PROBLEM TO WORK ON:
Every line below should be copied exactly; drop the pictures.

STORED DATA:
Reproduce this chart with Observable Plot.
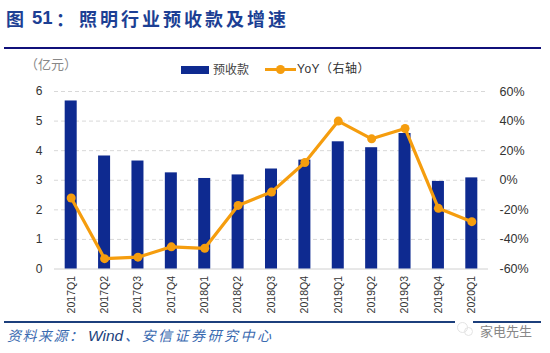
<!DOCTYPE html>
<html><head><meta charset="utf-8">
<script src="https://cdn.jsdelivr.net/npm/d3@7"></script>
<script src="https://cdn.jsdelivr.net/npm/@observablehq/plot@0.6"></script>
<style>
html,body{margin:0;padding:0;background:#fff;width:550px;height:353px;overflow:hidden;font-family:"Noto Sans CJK SC","Noto Sans",sans-serif}
#wrap{position:relative;width:550px;height:353px}
#wrap svg{position:absolute;left:0;top:0;background:transparent}
.t{position:absolute;white-space:nowrap;line-height:1}
.r{position:absolute;left:4px;width:537px;height:2px}
</style></head><body>
<div id="wrap">
<div id="chart"></div>
<div class="t" style="left:6px;top:9px;font-size:18px;font-weight:700;color:#1c3f94">图</div>
<div class="t" style="left:32px;top:9px;font-size:18.5px;font-weight:700;color:#1c3f94;font-family:'Liberation Sans'">51</div>
<div class="t" style="left:56px;top:9px;font-size:18px;font-weight:700;color:#1c3f94">：</div>
<div class="t" style="left:79px;top:9px;font-size:18px;font-weight:700;color:#1c3f94;letter-spacing:3px">照明行业预收款及增速</div>
<div class="r" style="top:46.5px;background:#10107a"></div>
<div class="r" style="top:321px;background:#1c3f7c"></div>
<div style="position:absolute;left:455px;top:318px;width:18px;height:16px;background:#fff"></div>
<div style="position:absolute;left:457px;top:322px;width:9px;height:9px;border-radius:50%;border:1.5px solid #e4e4e4"></div>
<div style="position:absolute;left:464px;top:327px;width:7px;height:7px;border-radius:50%;border:1.5px solid #e4e4e4"></div>
<div class="t" style="left:25px;top:57px;font-size:13px;color:#888">（亿元）</div>
<div style="position:absolute;left:181px;top:65.5px;width:28px;height:8px;background:#0e2a90"></div>
<div class="t" style="left:213px;top:63px;font-size:12px;color:#444">预收款</div>
<div style="position:absolute;left:265px;top:68px;width:31px;height:3px;background:#f59d0e"></div>
<div style="position:absolute;left:276px;top:65px;width:9px;height:9px;border-radius:50%;background:#f59d0e"></div>
<div class="t" style="left:297px;top:63px;font-size:12px;color:#333;letter-spacing:.5px;font-family:'Liberation Sans','Noto Sans CJK SC'">YoY（右轴）</div>
<div class="t" style="left:7px;top:328px;font-size:14px;font-style:italic;color:#3a6ab0;letter-spacing:1.5px">资料来源：</div>
<div class="t" style="left:88px;top:328px;font-size:15.5px;font-style:italic;color:#1c3f7c;font-family:'Liberation Sans'">Wind</div>
<div class="t" style="left:125px;top:328px;font-size:14px;font-style:italic;color:#3a6ab0;letter-spacing:2.5px">、安信证券研究中心</div>
<div class="t" style="left:480px;top:324px;font-size:13px;color:#888">家电先生</div>
</div>
<script>
const quarters = ["2017Q1","2017Q2","2017Q3","2017Q4","2018Q1","2018Q2","2018Q3","2018Q4","2019Q1","2019Q2","2019Q3","2019Q4","2020Q1"];
const receipts = [5.68,3.82,3.65,3.25,3.06,3.18,3.38,3.68,4.30,4.10,4.58,2.96,3.08];
const yoy = [-12,-53,-52,-45,-46,-17,-8,12,40,28,35,-19,-28];
const leftTicks = [0,1,2,3,4,5,6];
const rightLabels = ["-60%","-40%","-20%","0%","20%","40%","60%"];

// YoY is plotted on the right axis: -60%..60% shares the height of 0..6
const toLeft = v => (v + 60) / 20;
const rows = quarters.map((q,i)=>({q, v:receipts[i], y:toLeft(yoy[i])}));

const chart = Plot.plot({
  width:550, height:353,
  marginLeft:54, marginRight:62, marginTop:91, marginBottom:84.5,
  style:{fontFamily:"'Liberation Sans',sans-serif", background:"transparent"},
  x:{type:"band", domain:quarters, paddingInner:0.64, paddingOuter:0.32, align:0.5, round:false, label:null},
  y:{domain:[0,6], label:null},
  marks:[
    Plot.ruleY(leftTicks.slice(1),{stroke:"#d8d8d8", strokeDasharray:"4 3", strokeWidth:1}),
    Plot.ruleY([0],{stroke:"#d0d0d0", strokeWidth:1}),
    Plot.barY(rows,{x:"q", y:"v", fill:"#0e2a90"}),
    Plot.line(rows,{x:"q", y:"y", stroke:"#f59d0e", strokeWidth:3.2, curve:"linear"}),
    Plot.dot(rows,{x:"q", y:"y", r:4.5, fill:"#f59d0e", stroke:"none"}),
    Plot.axisX({tickRotate:-90, tickSize:0, tickPadding:7, fontSize:10.5, color:"#333", label:null}),
    Plot.axisY({ticks:leftTicks, tickSize:0, tickPadding:12, fontSize:12, color:"#333", label:null, tickFormat:d=>String(d)}),
    Plot.axisY({anchor:"right", ticks:leftTicks, tickSize:0, tickPadding:11, fontSize:12.5, color:"#333", label:null, textAnchor:"start", tickFormat:d=>rightLabels[d]})
  ]
});
document.getElementById("chart").appendChild(chart);
</script>
</body></html>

EXERCISE SOLUTION:
Reproduce this chart with Observable Plot.
<!DOCTYPE html>
<html><head><meta charset="utf-8">
<script src="https://cdn.jsdelivr.net/npm/d3@7"></script>
<script src="https://cdn.jsdelivr.net/npm/@observablehq/plot@0.6"></script>
<style>
html,body{margin:0;padding:0;background:#fff;width:550px;height:353px;overflow:hidden;font-family:"Noto Sans CJK SC","Noto Sans",sans-serif}
#wrap{position:relative;width:550px;height:353px}
#wrap svg{position:absolute;left:0;top:0;background:transparent}
.t{position:absolute;white-space:nowrap;line-height:1}
.r{position:absolute;left:4px;width:537px;height:2px}
</style></head><body>
<div id="wrap">
<div id="chart"></div>
<div class="t" style="left:6px;top:9px;font-size:18px;font-weight:700;color:#1c3f94">图</div>
<div class="t" style="left:32px;top:9px;font-size:18.5px;font-weight:700;color:#1c3f94;font-family:'Liberation Sans'">51</div>
<div class="t" style="left:56px;top:9px;font-size:18px;font-weight:700;color:#1c3f94">：</div>
<div class="t" style="left:79px;top:9px;font-size:18px;font-weight:700;color:#1c3f94;letter-spacing:3px">照明行业预收款及增速</div>
<div class="r" style="top:46.5px;background:#10107a"></div>
<div class="r" style="top:321px;background:#1c3f7c"></div>
<div style="position:absolute;left:455px;top:318px;width:18px;height:16px;background:#fff"></div>
<div style="position:absolute;left:457px;top:322px;width:9px;height:9px;border-radius:50%;border:1.5px solid #e4e4e4"></div>
<div style="position:absolute;left:464px;top:327px;width:7px;height:7px;border-radius:50%;border:1.5px solid #e4e4e4"></div>
<div class="t" style="left:25px;top:57px;font-size:13px;color:#888">（亿元）</div>
<div style="position:absolute;left:181px;top:65.5px;width:28px;height:8px;background:#0e2a90"></div>
<div class="t" style="left:213px;top:63px;font-size:12px;color:#444">预收款</div>
<div style="position:absolute;left:265px;top:68px;width:31px;height:3px;background:#f59d0e"></div>
<div style="position:absolute;left:276px;top:65px;width:9px;height:9px;border-radius:50%;background:#f59d0e"></div>
<div class="t" style="left:297px;top:63px;font-size:12px;color:#333;letter-spacing:.5px;font-family:'Liberation Sans','Noto Sans CJK SC'">YoY（右轴）</div>
<div class="t" style="left:7px;top:328px;font-size:14px;font-style:italic;color:#3a6ab0;letter-spacing:1.5px">资料来源：</div>
<div class="t" style="left:88px;top:328px;font-size:15.5px;font-style:italic;color:#1c3f7c;font-family:'Liberation Sans'">Wind</div>
<div class="t" style="left:125px;top:328px;font-size:14px;font-style:italic;color:#3a6ab0;letter-spacing:2.5px">、安信证券研究中心</div>
<div class="t" style="left:480px;top:324px;font-size:13px;color:#888">家电先生</div>
</div>
<script>
const quarters = ["2017Q1","2017Q2","2017Q3","2017Q4","2018Q1","2018Q2","2018Q3","2018Q4","2019Q1","2019Q2","2019Q3","2019Q4","2020Q1"];
const receipts = [5.68,3.82,3.65,3.25,3.06,3.18,3.38,3.68,4.30,4.10,4.58,2.96,3.08];
const yoy = [-12,-53,-52,-45,-46,-17,-8,12,40,28,35,-19,-28];
const leftTicks = [0,1,2,3,4,5,6];
const rightLabels = ["-60%","-40%","-20%","0%","20%","40%","60%"];

// YoY is plotted on the right axis: -60%..60% shares the height of 0..6
const toLeft = v => (v + 60) / 20;
const rows = quarters.map((q,i)=>({q, v:receipts[i], y:toLeft(yoy[i])}));

const chart = Plot.plot({
  width:550, height:353,
  marginLeft:54, marginRight:62, marginTop:91, marginBottom:84.5,
  style:{fontFamily:"'Liberation Sans',sans-serif", background:"transparent"},
  x:{type:"band", domain:quarters, paddingInner:0.64, paddingOuter:0.32, align:0.5, round:false, label:null},
  y:{domain:[0,6], label:null},
  marks:[
    Plot.ruleY(leftTicks.slice(1),{stroke:"#d8d8d8", strokeDasharray:"4 3", strokeWidth:1}),
    Plot.ruleY([0],{stroke:"#d0d0d0", strokeWidth:1}),
    Plot.barY(rows,{x:"q", y:"v", fill:"#0e2a90"}),
    Plot.line(rows,{x:"q", y:"y", stroke:"#f59d0e", strokeWidth:3.2, curve:"linear"}),
    Plot.dot(rows,{x:"q", y:"y", r:4.5, fill:"#f59d0e", stroke:"none"}),
    Plot.axisX({tickRotate:-90, tickSize:0, tickPadding:7, fontSize:10.5, color:"#333", label:null}),
    Plot.axisY({ticks:leftTicks, tickSize:0, tickPadding:12, fontSize:12, color:"#333", label:null, tickFormat:d=>String(d)}),
    Plot.axisY({anchor:"right", ticks:leftTicks, tickSize:0, tickPadding:11, fontSize:12.5, color:"#333", label:null, textAnchor:"start", tickFormat:d=>rightLabels[d]})
  ]
});
document.getElementById("chart").appendChild(chart);
</script>
</body></html>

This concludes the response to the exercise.